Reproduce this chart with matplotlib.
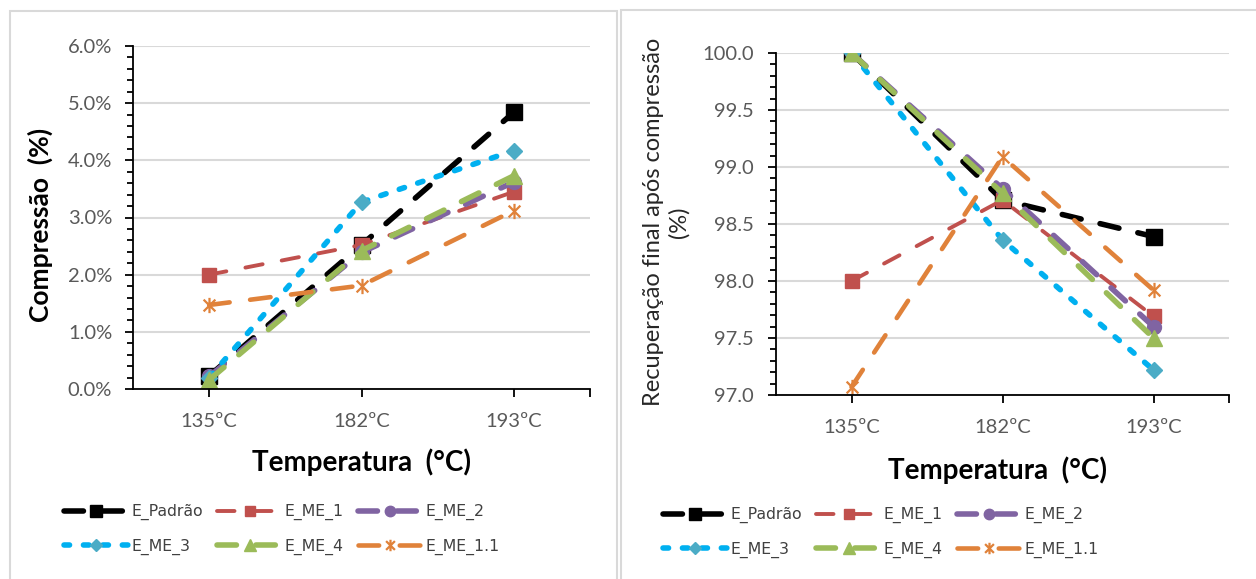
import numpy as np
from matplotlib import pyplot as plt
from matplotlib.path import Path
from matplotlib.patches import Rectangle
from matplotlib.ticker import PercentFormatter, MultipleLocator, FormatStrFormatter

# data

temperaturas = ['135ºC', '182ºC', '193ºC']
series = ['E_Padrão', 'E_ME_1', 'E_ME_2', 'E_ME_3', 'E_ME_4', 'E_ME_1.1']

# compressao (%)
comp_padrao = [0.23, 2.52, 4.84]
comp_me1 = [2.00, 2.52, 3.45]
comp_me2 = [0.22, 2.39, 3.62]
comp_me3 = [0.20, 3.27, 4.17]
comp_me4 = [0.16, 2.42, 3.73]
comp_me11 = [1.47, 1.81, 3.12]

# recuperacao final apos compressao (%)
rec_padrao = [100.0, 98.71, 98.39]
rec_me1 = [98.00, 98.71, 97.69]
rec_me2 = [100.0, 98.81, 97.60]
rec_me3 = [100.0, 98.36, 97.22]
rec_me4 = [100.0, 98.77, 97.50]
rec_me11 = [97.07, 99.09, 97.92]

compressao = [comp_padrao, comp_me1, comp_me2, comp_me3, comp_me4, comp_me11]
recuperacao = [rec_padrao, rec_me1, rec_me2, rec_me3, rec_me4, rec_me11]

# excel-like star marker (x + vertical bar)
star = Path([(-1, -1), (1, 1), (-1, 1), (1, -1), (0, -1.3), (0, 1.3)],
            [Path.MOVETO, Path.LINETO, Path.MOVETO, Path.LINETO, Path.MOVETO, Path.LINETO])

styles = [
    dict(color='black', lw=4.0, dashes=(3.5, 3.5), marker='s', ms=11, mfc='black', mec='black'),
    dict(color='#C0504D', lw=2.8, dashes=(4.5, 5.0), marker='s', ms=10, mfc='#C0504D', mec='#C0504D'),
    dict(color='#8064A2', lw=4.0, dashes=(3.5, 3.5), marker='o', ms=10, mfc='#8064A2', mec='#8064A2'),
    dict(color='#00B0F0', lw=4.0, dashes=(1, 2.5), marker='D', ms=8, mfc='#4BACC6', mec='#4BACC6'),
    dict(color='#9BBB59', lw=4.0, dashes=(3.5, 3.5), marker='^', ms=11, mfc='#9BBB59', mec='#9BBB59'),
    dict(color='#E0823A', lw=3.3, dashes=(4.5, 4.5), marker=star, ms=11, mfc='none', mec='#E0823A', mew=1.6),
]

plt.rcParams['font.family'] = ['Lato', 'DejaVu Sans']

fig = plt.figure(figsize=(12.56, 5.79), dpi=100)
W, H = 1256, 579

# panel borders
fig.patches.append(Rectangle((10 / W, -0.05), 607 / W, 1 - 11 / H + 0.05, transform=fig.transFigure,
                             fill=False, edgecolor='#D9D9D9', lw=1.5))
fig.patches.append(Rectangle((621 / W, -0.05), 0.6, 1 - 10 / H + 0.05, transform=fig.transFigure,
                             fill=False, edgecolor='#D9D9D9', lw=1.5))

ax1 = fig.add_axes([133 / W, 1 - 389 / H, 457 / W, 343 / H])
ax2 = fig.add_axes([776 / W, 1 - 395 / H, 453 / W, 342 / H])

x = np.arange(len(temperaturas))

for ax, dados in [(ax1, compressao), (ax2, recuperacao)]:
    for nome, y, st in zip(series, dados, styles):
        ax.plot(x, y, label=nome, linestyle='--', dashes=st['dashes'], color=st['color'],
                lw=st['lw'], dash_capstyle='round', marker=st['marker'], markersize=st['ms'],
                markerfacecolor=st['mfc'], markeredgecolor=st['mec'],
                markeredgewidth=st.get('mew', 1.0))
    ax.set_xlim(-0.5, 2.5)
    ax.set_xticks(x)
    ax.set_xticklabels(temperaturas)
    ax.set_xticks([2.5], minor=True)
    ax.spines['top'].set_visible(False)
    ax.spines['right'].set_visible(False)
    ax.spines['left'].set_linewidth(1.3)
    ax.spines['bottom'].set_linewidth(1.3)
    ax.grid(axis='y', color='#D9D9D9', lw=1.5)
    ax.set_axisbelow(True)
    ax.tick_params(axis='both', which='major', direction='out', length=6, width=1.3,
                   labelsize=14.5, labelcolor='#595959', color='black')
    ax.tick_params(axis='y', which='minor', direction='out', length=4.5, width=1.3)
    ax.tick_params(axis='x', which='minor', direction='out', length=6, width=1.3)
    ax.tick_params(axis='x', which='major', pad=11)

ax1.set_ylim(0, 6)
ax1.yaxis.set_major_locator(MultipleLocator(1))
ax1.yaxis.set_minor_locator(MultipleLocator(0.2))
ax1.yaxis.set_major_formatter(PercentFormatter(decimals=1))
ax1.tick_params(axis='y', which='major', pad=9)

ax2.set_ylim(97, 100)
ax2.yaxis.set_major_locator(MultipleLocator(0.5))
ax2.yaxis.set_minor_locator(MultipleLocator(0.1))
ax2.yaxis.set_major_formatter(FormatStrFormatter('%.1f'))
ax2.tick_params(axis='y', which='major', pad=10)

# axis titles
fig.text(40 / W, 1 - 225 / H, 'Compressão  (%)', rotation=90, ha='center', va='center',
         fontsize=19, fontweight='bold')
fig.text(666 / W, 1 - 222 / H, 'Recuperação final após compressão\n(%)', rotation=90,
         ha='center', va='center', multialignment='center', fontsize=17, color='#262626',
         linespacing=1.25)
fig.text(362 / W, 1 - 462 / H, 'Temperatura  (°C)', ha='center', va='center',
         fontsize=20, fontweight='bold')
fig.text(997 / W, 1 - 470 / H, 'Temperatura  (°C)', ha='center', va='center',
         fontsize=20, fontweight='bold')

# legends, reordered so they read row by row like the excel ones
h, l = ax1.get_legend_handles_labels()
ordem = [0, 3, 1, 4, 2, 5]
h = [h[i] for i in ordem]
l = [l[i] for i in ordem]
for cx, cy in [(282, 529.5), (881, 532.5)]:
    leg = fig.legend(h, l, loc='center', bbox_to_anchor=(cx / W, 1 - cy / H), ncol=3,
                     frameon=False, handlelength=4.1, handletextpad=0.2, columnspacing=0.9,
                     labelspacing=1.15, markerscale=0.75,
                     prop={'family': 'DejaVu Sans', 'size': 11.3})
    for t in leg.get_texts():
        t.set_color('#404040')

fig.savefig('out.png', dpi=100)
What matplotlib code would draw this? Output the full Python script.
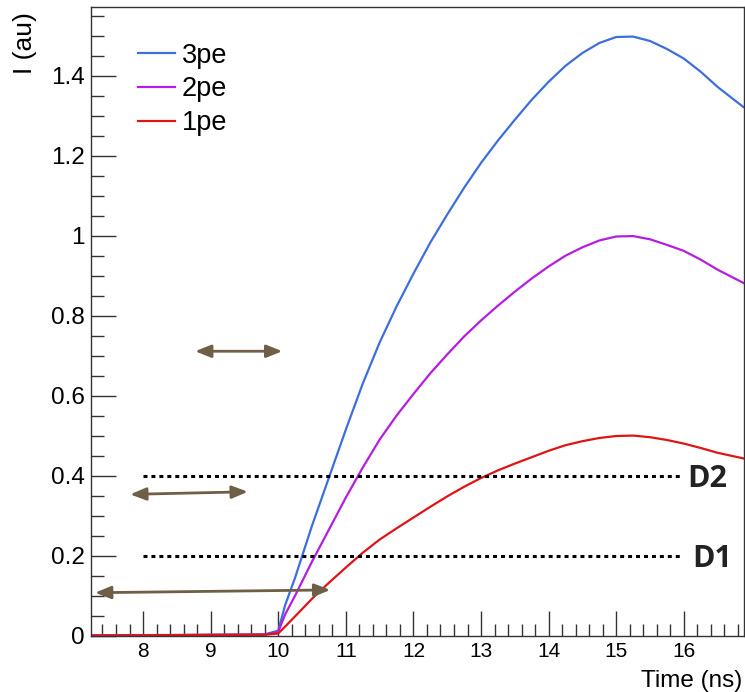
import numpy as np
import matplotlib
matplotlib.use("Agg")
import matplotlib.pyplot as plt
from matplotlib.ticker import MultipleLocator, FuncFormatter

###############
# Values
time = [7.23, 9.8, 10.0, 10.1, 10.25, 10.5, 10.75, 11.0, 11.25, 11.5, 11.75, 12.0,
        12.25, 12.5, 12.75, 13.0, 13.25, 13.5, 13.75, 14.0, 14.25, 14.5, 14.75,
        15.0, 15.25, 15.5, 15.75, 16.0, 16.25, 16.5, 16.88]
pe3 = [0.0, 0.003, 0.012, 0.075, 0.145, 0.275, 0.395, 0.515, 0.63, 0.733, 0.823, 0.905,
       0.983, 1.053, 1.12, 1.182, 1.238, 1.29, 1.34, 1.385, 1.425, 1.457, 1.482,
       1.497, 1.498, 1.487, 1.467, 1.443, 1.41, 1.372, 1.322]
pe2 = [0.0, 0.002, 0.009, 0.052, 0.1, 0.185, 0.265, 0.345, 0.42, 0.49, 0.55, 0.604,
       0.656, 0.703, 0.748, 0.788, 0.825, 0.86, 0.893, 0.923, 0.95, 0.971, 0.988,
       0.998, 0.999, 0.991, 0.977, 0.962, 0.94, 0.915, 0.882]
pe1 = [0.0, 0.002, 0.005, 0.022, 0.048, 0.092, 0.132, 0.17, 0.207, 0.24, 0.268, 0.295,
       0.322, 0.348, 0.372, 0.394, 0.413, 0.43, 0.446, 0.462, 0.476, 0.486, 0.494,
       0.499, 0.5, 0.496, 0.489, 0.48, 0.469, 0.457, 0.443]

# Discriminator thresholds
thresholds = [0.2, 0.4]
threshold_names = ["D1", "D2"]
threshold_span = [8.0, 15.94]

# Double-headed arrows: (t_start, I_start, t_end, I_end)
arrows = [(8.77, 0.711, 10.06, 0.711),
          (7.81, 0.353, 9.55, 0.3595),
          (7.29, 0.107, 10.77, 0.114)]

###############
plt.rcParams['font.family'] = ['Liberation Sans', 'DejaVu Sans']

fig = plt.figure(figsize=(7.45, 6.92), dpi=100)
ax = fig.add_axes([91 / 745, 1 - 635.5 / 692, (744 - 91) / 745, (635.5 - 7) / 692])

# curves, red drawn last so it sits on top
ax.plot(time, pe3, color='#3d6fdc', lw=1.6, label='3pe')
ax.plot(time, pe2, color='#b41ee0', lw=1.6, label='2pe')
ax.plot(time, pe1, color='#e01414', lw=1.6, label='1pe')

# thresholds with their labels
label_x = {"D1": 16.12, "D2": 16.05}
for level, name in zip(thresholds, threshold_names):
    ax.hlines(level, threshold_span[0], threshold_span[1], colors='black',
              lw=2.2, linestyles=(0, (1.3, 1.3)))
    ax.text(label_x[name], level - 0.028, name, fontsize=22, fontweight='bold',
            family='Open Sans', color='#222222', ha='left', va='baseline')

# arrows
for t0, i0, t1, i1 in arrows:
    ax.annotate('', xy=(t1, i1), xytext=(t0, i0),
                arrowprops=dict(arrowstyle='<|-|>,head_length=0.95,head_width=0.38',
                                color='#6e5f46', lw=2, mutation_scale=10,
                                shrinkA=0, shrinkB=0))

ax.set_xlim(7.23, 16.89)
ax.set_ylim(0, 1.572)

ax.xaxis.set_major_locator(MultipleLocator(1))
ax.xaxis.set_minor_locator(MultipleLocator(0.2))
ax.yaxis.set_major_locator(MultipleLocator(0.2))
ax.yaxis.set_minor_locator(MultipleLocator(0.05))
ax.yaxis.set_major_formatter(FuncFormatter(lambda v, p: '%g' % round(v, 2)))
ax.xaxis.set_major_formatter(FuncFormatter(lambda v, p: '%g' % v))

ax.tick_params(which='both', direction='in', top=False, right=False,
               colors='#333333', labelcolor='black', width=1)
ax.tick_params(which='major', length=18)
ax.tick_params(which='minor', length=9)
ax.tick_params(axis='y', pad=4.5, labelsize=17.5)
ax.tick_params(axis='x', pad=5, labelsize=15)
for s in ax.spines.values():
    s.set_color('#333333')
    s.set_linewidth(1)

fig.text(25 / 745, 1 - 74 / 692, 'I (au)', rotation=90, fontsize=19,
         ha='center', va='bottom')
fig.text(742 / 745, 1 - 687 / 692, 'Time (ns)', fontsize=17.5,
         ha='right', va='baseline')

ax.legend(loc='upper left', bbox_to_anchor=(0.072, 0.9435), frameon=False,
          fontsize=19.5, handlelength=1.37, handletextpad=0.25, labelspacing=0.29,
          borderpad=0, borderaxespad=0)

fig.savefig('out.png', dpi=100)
...
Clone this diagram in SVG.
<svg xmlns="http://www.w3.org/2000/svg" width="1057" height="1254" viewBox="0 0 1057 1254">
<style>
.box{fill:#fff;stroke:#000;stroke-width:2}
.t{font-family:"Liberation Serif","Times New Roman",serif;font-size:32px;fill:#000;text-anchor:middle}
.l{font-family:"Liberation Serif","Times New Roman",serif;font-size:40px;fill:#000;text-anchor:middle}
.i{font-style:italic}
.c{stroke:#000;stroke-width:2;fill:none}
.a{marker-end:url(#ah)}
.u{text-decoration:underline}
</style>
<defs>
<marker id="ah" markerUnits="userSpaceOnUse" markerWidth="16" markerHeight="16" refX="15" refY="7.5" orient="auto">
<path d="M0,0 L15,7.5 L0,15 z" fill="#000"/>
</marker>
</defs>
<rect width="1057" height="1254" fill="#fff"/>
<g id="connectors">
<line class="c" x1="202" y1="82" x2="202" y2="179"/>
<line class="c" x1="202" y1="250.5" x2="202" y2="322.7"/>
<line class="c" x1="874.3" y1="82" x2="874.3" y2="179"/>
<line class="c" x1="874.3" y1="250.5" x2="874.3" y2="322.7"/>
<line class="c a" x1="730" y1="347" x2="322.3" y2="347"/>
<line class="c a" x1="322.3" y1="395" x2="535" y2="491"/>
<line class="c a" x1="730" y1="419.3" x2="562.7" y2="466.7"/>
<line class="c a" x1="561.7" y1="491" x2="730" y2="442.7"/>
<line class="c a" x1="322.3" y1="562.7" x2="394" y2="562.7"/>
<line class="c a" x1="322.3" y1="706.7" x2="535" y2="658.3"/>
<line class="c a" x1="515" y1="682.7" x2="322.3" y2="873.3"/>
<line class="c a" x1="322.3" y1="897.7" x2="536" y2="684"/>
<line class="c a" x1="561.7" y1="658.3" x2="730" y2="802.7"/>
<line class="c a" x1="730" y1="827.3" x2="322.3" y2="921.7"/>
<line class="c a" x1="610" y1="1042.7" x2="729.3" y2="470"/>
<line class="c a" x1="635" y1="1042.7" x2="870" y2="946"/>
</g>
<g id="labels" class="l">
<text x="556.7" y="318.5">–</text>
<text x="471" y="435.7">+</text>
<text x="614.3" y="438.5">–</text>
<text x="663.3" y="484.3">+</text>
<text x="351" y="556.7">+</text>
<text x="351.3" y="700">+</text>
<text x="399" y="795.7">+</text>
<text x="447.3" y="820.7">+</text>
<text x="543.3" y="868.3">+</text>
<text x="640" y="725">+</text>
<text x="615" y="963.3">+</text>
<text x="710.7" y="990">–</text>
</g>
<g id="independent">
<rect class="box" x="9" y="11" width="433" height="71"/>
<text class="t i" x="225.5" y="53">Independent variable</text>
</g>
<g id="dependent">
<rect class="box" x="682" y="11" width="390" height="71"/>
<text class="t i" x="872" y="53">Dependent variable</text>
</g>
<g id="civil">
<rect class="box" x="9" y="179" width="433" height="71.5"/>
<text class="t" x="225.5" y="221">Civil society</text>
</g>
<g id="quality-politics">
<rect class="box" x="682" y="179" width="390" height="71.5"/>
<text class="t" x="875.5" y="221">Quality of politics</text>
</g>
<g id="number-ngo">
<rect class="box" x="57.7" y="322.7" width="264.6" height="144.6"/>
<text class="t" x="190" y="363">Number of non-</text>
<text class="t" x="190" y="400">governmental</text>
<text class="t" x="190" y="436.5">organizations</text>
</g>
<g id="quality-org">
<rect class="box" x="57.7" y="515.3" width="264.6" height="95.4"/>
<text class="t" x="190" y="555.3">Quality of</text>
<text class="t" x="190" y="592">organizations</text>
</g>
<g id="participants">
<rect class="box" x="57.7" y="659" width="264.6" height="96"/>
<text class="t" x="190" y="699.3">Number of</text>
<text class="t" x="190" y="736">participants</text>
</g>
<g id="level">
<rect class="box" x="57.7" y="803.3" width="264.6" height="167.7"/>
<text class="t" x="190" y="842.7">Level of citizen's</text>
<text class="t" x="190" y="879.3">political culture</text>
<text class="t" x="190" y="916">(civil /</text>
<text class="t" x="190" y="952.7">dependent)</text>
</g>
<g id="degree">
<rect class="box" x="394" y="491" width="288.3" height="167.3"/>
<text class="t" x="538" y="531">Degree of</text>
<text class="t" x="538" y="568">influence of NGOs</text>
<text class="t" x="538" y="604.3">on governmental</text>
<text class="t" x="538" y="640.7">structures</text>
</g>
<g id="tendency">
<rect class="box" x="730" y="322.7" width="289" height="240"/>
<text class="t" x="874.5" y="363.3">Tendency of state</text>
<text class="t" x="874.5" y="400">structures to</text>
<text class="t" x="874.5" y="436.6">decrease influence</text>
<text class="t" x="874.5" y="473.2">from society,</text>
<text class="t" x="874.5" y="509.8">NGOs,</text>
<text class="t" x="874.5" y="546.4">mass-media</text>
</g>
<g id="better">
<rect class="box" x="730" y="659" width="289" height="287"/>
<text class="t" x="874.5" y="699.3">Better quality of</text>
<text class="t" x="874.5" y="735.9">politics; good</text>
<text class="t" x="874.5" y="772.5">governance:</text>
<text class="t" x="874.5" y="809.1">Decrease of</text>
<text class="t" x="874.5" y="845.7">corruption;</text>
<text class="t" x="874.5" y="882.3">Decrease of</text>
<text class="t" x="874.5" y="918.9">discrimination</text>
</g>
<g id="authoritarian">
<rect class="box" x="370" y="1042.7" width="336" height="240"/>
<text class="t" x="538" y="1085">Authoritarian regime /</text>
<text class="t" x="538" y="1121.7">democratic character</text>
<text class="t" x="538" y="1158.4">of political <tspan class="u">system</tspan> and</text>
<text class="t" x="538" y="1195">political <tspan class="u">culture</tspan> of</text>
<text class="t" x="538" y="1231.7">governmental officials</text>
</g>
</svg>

The request: From the listing above, pick out every line containing "matplotlib".

Task result:
Reproduce this chart with matplotlib.
from matplotlib import pyplot as plt
from matplotlib.path import Path
from matplotlib.patches import Rectangle
from matplotlib.ticker import PercentFormatter, MultipleLocator, FormatStrFormatter
What matplotlib code would draw this? Output the full Python script.
import matplotlib
matplotlib.use("Agg")
import matplotlib.pyplot as plt
from matplotlib.ticker import MultipleLocator, FuncFormatter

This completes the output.